Against [[informed_by -- weaker influence than grounded_in]]

informed_by:: names content influence on the subject's authoring — one node's reasoning draws on another's. The direction is toward the subject (the subject is shaped by the object). frames_lens_on:: names reader-orientation from the subject — the subject (a Touch Point) frames the reader's encounter with the object. The direction is away from the subject (the subject orients the reader toward the object). Influence-on-authoring vs orientation-of-reader: opposite directions, different work. A Touch Point may carry both edges — informed_by:: to a Reference whose framing shaped the Touch Point's authoring, and frames_lens_on:: to the region it orients readers toward.

Against [[informs_downstream -- providing substrate or evidence to a downstream node]]

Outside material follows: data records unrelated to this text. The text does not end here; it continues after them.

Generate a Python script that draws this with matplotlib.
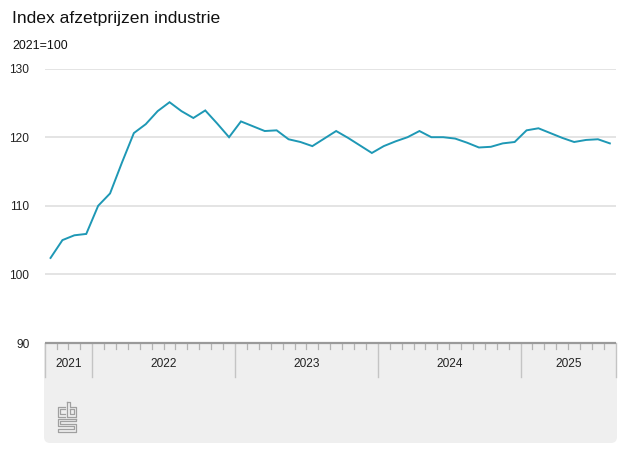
import matplotlib
matplotlib.use("Agg")
import matplotlib.pyplot as plt
from matplotlib.patches import FancyBboxPatch, Rectangle
from matplotlib.lines import Line2D

plt.rcParams['font.family'] = ['Liberation Sans', 'DejaVu Sans']

# ---- data ----
title = "Index afzetprijzen industrie"
unit_label = "2021=100"
years = ["2021", "2022", "2023", "2024", "2025"]
months_per_year = [4, 12, 12, 12, 8]   # Sep 2021 .. Aug 2025
values = [102.4, 105.0, 105.7, 105.9, 110.0, 111.8, 116.3, 120.6, 121.9, 123.8,
          125.1, 123.8, 122.8, 123.9, 122.0, 120.0, 122.3, 121.6, 120.9, 121.0,
          119.7, 119.3, 118.7, 119.8, 120.9, 119.9, 118.8, 117.7, 118.7, 119.4,
          120.0, 120.9, 120.0, 120.0, 119.8, 119.2, 118.5, 118.6, 119.1, 119.3,
          121.0, 121.3, 120.6, 119.9, 119.3, 119.6, 119.7, 119.1]
yticks = [90, 100, 110, 120, 130]

W, H = 627, 470
fig = plt.figure(figsize=(W / 100, H / 100), dpi=100)

def fx(px):
    return px / W

def fy(py):
    return 1 - py / H

x0, x1 = 44.6, 615.8
ytop, ybot = 68.6, 343.0
ax = fig.add_axes([fx(x0), fy(ybot), fx(x1) - fx(x0), fy(ytop) - fy(ybot)])
n = len(values)
xs = [i + 0.5 for i in range(n)]
ax.set_xlim(0, n)
ax.set_ylim(90, 130)
for v in yticks[1:]:
    ax.axhline(v, color="#dcdcdc", lw=1.1, zorder=1)
ax.plot(xs, values, color="#1e98b5", lw=1.4, zorder=3, solid_joinstyle="miter")
for s in ax.spines.values():
    s.set_visible(False)
ax.set_xticks([])
ax.set_yticks(yticks)
ax.set_yticklabels([str(v) for v in yticks], fontsize=8.6, color="#222222")
ax.tick_params(axis="y", length=0, pad=11)

# ---- grey footer box ----
box_top, box_bot = 343.0, 443.0
bx0, bx1 = 44.0, 617.0
r = 6
fig.patches.append(FancyBboxPatch((fx(bx0), fy(box_bot)), fx(bx1) - fx(bx0), fy(box_top) - fy(box_bot),
                                  boxstyle=f"round,pad=0,rounding_size={r / W}",
                                  transform=fig.transFigure, fc="#efefef", ec="none", zorder=-2,
                                  mutation_aspect=W / H))
fig.patches.append(Rectangle((fx(bx0), fy(box_top + 30)), fx(bx1) - fx(bx0), fy(box_top) - fy(box_top + 30),
                             transform=fig.transFigure, fc="#efefef", ec="none", zorder=-2))

# ---- band axis with ticks / year labels ----
band_bot = 377.0
ax2 = fig.add_axes([fx(x0), fy(band_bot), fx(x1) - fx(x0), fy(box_top) - fy(band_bot)])
ax2.set_xlim(0, n)
ax2.set_ylim(1, 0)
ax2.axis("off")
ax2.patch.set_alpha(0)
tick_frac = 6.0 / (band_bot - box_top)
bounds = [0]
for m in months_per_year:
    bounds.append(bounds[-1] + m)
for i in range(n + 1):
    if i in bounds:
        ax2.plot([i, i], [0, 1], color="#c4c4c4", lw=1.0, clip_on=False)
    else:
        ax2.plot([i, i], [0, tick_frac], color="#b4b4b4", lw=0.9, clip_on=False)
for k, yname in enumerate(years):
    c = (bounds[k] + bounds[k + 1]) / 2
    ax2.text(c, 0.62, yname, ha="center", va="center", fontsize=8.6, color="#222222")
ax2.plot([0, n], [0, 0], color="#9a9a9a", lw=1.6, clip_on=False, solid_capstyle="butt")

# ---- CBS logo (simplified outline) ----
lc = "#a0a0a0"
def pl(pts):
    fig.add_artist(Line2D([fx(p[0]) for p in pts], [fy(p[1]) for p in pts],
                          color=lc, lw=0.9, transform=fig.transFigure))
# c
pl([(65.0, 406.5), (57.5, 406.5), (57.5, 416.5), (65.0, 416.5)])
pl([(65.0, 409.0), (60.0, 409.0), (60.0, 414.0), (65.0, 414.0)])
# b
pl([(67.0, 401.5), (67.0, 416.5), (76.0, 416.5), (76.0, 406.5), (69.5, 406.5), (69.5, 401.5), (67.0, 401.5)])
pl([(69.5, 409.0), (73.5, 409.0), (73.5, 414.0), (69.5, 414.0), (69.5, 409.0)])
# S
pl([(76.0, 418.5), (57.5, 418.5), (57.5, 426.0), (73.5, 426.0), (73.5, 429.0), (57.5, 429.0), (57.5, 431.5), (76.0, 431.5), (76.0, 423.5), (60.0, 423.5), (60.0, 421.0), (76.0, 421.0), (76.0, 418.5)])

# ---- titles ----
fig.text(fx(12), fy(18), title, fontsize=12.6, color="#111111", ha="left", va="center")
fig.text(fx(12), fy(46), unit_label, fontsize=8.9, color="#111111", ha="left", va="center")

fig.savefig("out.png", dpi=100)
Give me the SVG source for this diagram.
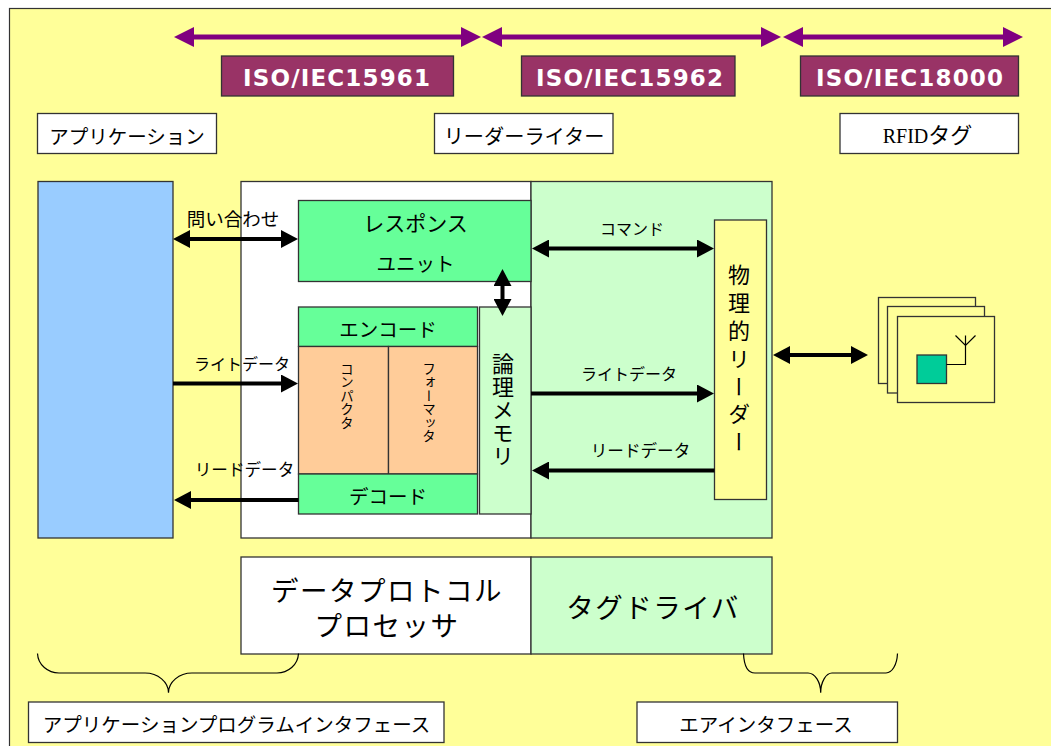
<svg xmlns="http://www.w3.org/2000/svg" width="1051" height="746" viewBox="0 0 1051 746">
<style>
text{font-family:"Noto Sans CJK JP","Noto Sans",sans-serif;fill:#000;text-anchor:middle}
.box{stroke:#333;stroke-width:1.3}
.w{fill:#fff}.g{fill:#66ff99}.l{fill:#ccffcc}.o{fill:#ffcc99}.y{fill:#ffff99}
.iso{fill:#993366}
.isot{font-family:"DejaVu Sans",Verdana,sans-serif;font-weight:bold;font-size:23px;fill:#fff}
.t20{font-size:19.5px}.t21{font-size:20.2px}.t16{font-size:16px}.t165{font-size:16.600px}.t18{font-size:18.500px}.t28{font-size:27.500px;letter-spacing:1.5px}
.v{writing-mode:vertical-rl;text-anchor:start}
.v14{font-size:13.500px}.v22{font-size:22px}
.ar{stroke:#000;stroke-width:4;fill:none}
.pu{stroke:#800080;stroke-width:5;fill:none;marker-start:url(#pa);marker-end:url(#pa)}
.both{marker-start:url(#ka);marker-end:url(#ka)}
.end{marker-end:url(#ka)}
.thin{stroke:#000;stroke-width:1.2;fill:none}
</style>
<defs>
<marker id="ka" markerUnits="userSpaceOnUse" markerWidth="17" markerHeight="18" viewBox="0 -9 17 18" refX="0" refY="0" orient="auto-start-reverse"><path d="M0,-9L17,0L0,9Z" fill="#000"/></marker>
<marker id="pa" markerUnits="userSpaceOnUse" markerWidth="21" markerHeight="20" viewBox="0 -10 21 20" refX="0" refY="0" orient="auto-start-reverse"><path d="M0,-10L20,0L0,10Z" fill="#800080"/></marker>
</defs>
<rect x="9.500" y="8.500" width="1060" height="760" fill="#ffff99" stroke="#333" stroke-width="1.2"/>

<g id="iso15961"><rect class="box iso" x="221.500" y="56" width="232" height="40"/><text class="isot" x="336.500" y="86" textLength="187">ISO/IEC15961</text></g>
<g id="iso15962"><rect class="box iso" x="521.500" y="56" width="213.500" height="40"/><text class="isot" x="629.500" y="86" textLength="187">ISO/IEC15962</text></g>
<g id="iso18000"><rect class="box iso" x="800.500" y="56" width="218" height="40"/><text class="isot" x="909.500" y="86" textLength="187">ISO/IEC18000</text></g>

<g id="label-app"><rect class="box w" x="37.500" y="113.500" width="179" height="40"/><text class="t20" x="127" y="144">アプリケーション</text></g>
<g id="label-rw"><rect class="box w" x="434.500" y="113.500" width="178.500" height="40"/><text class="t21" x="524" y="144">リーダーライター</text></g>
<g id="label-tag"><rect class="box w" x="840" y="113.500" width="178.500" height="40"/><text font-size="22" x="927.500" y="143"><tspan style="font-family:'Liberation Serif',serif" font-size="20">RFID</tspan>タグ</text></g>

<g id="application"><rect class="box" fill="#99ccff" x="38" y="181.500" width="135" height="356.500"/></g>
<g id="processor-back"><rect class="box w" x="241" y="181.500" width="290" height="356.500"/></g>
<g id="driver-back"><rect class="box l" x="531" y="181.500" width="241" height="356.500"/></g>

<g id="response"><rect class="box g" x="298.500" y="200.500" width="232.500" height="81"/><text font-size="21" x="415.500" y="231">レスポンス</text><text class="t20" x="415.500" y="271">ユニット</text></g>
<g id="encode"><rect class="box g" x="298.500" y="307" width="179" height="39.500"/><text class="t20" x="388" y="337">エンコード</text></g>
<g id="compactor"><rect class="box o" x="298.500" y="346.500" width="90" height="127.500"/><text class="v v14" x="347" y="362">コンパクタ</text></g>
<g id="formatter"><rect class="box o" x="388.500" y="346.500" width="89" height="127.500"/><text class="v v14" x="429" y="362">フォーマッタ</text></g>
<g id="decode"><rect class="box g" x="298.500" y="474" width="179" height="40"/><text class="t20" x="388" y="504">デコード</text></g>
<g id="memory"><rect class="box l" x="479.500" y="307" width="51.500" height="207"/><text class="v v22" x="503" y="353" letter-spacing="1">論理メモリ</text></g>
<g id="phys-reader"><rect class="box y" x="714.500" y="220" width="52" height="279.500"/><text class="v v22" x="739" y="264" letter-spacing="5.800">物理的リーダー</text></g>

<g id="tags">
<rect class="box y" x="878.500" y="297.500" width="97" height="86"/>
<rect class="box y" x="887.500" y="306.500" width="97" height="86.500"/>
<rect class="box y" x="897.500" y="316.500" width="97" height="86"/>
<rect class="box" fill="#00cc99" x="917" y="355" width="29.500" height="28.500"/>
<path class="thin" d="M946.500,364.500H965.500V335.500M955.500,335.500L965.500,345.500L975.500,335.500"/>
</g>

<g id="proto"><rect class="box w" x="241" y="557" width="290" height="97"/><text class="t28" x="387"><tspan x="387" y="601">データプロトコル</tspan><tspan x="387" y="636">プロセッサ</tspan></text></g>
<g id="tagdriver"><rect class="box l" x="531" y="557" width="241" height="97"/><text class="t28" x="653" y="618">タグドライバ</text></g>

<g id="connectors">
<path class="pu" d="M194,37H461"/>
<path class="pu" d="M502,37H761"/>
<path class="pu" d="M803,37H1003"/>
<path class="ar both" d="M190,239H281"/>
<path class="ar end" d="M173,383.500H281"/>
<path class="ar end" d="M298.500,500H191"/>
<path class="ar both" d="M502.500,286V299"/>
<path class="ar both" d="M549,248.500H697"/>
<path class="ar end" d="M531,393.500H697"/>
<path class="ar end" d="M714.500,470.500H549"/>
<path class="ar both" d="M790,355H851"/>
</g>

<g id="labels">
<text class="t18" x="233" y="226">問い合わせ</text>
<text class="t16" x="242" y="370">ライトデータ</text>
<text class="t165" x="244.500" y="476">リードデータ</text>
<text class="t16" x="632" y="235">コマンド</text>
<text class="t16" x="629" y="380">ライトデータ</text>
<text class="t165" x="640.500" y="457">リードデータ</text>
</g>

<g id="brace-left"><path class="thin" d="M37.500,653.500C38,665 48,673 59,673H145C158,673 168.500,682 168.500,692.700C168.500,682 179,673 192,673H277C288,673 298,665 298.500,653.500"/></g>
<g id="brace-right"><path class="thin" d="M743.500,653.500C744,665 747,673 755,673H808C815,673 820.700,682 820.700,692.700C820.700,682 826,673 832,673H886C892,673 897,665 897.500,653.500"/></g>
<g id="api"><rect class="box w" x="28.500" y="702" width="415.500" height="40.500"/><text class="t20" x="236.500" y="732">アプリケーションプログラムインタフェース</text></g>
<g id="air"><rect class="box w" x="637" y="702" width="260.500" height="40.500"/><text class="t20" x="766" y="732">エアインタフェース</text></g>
</svg>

informs_downstream:: names a node's substrate-or-evidence relation to downstream nodes — the subject provides foundation for the object. frames_lens_on:: names a Touch Point's reader-orientation relation to its target — the subject frames the reader's encounter with the object. Both are forward-directional from the subject, but the work differs: informs_downstream:: provides substance the downstream node rests on; frames_lens_on:: provides framing the reader looks through. Substrate vs lens.

Typing

Instances

The graph's home Touch Point — Deep Context Welcome (designated by is_home: true in its YAML frontmatter) — carries the canonical instances:

- frames_lens_on::[[Deep Context Architecture]]
- frames_lens_on::[[Deep Context as an Architecture for Captured Reasoning]]

…orienting readers to the Practice Domain Gloss and the founding Decision simultaneously. Additional Touch Points may carry their own frames_lens_on:: edges naming sub-regions, cross-cutting concepts, or arguments the project is making.